Now, it ain’t an exaggeration to say that Landon wasn’t overly impressed by the event.

“There’s so many situations out there and when they occur and nothing bad happens, you might be, like, well it wasn’t that bad, it’s all good. But it’s not like that at all. If it happens it can be deadly.”

Still, what he’d like to happen is for surfers to do a little self-examination before they paddle out at Second Reef Pipe and join the boys in that prized take-off area.

“It’s the guys who’ve earned their spots that sit there,” says Landon.

His daddy, Liam, picks up the phone, tells me they don’t want not hassles with anyone. But.

But.

“There has to be an international understanding of the dangers and the pecking order and about earning your stripes there,” he says. “I spent three decades out there to earn my stripes. It took those decades of broken femurs, hips, hands and knees to win it. And, now, I’ve handed my stripes, my war jacket, my medals, to my kids – I’ve taught ’em where to sit, what boards to ride, what waves to look for. But, while Landon has my spot in the lineup, he had to earn it. He had to have the balls to take off. You don’t go out to Second Reef unless you’ve got your stripes. It’s like a war out there. It’s a battle zone and if you haven’t earned the right, and you’re not at the right level, you shouldn’t be there.”

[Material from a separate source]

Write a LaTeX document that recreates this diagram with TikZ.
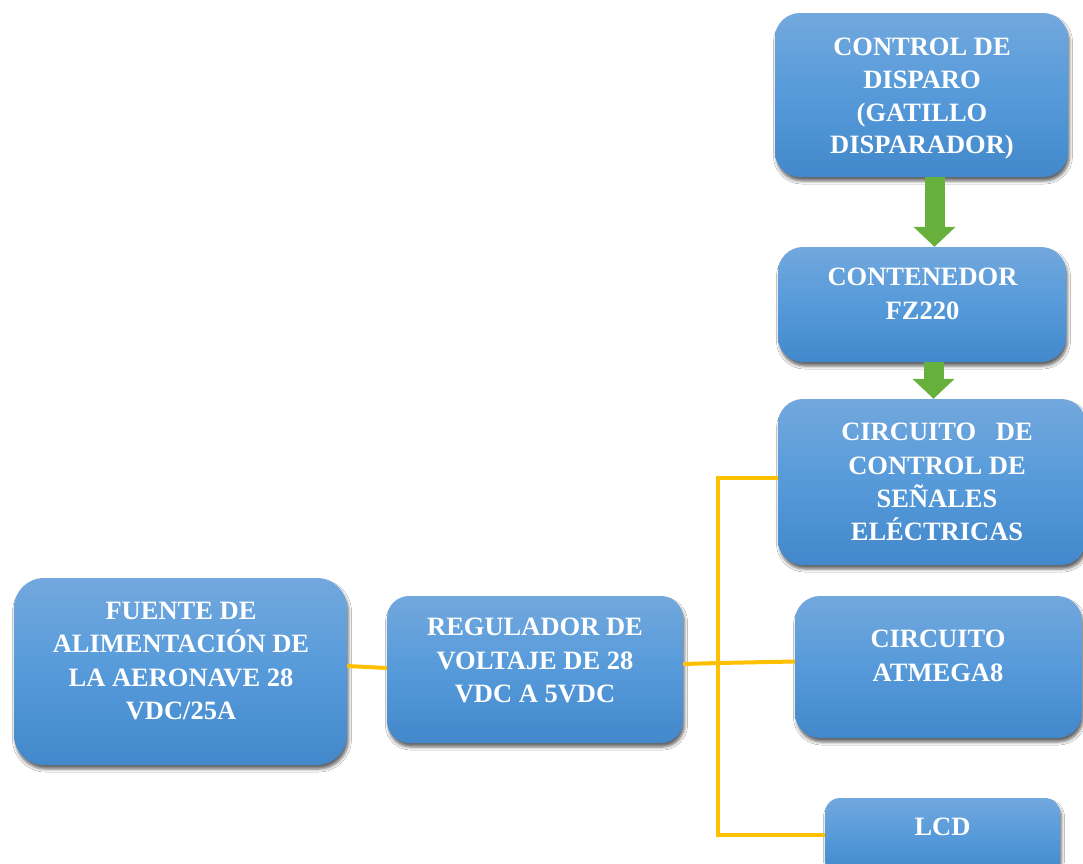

How do you get them pretty stripes?

“There are guys from every different country that come out, humbly earn a wave, ride it well and get that respect. It doesn’t matter what country you’re from. Pipe is the most dangerous wave in the world and it takes years of surfing the wave to earn respect and to understand the lineup. Respect the locals and you will get respect.”

Says Landon, “We want to spread the message of tread lightly, wait your turn and stay out of people’s way.”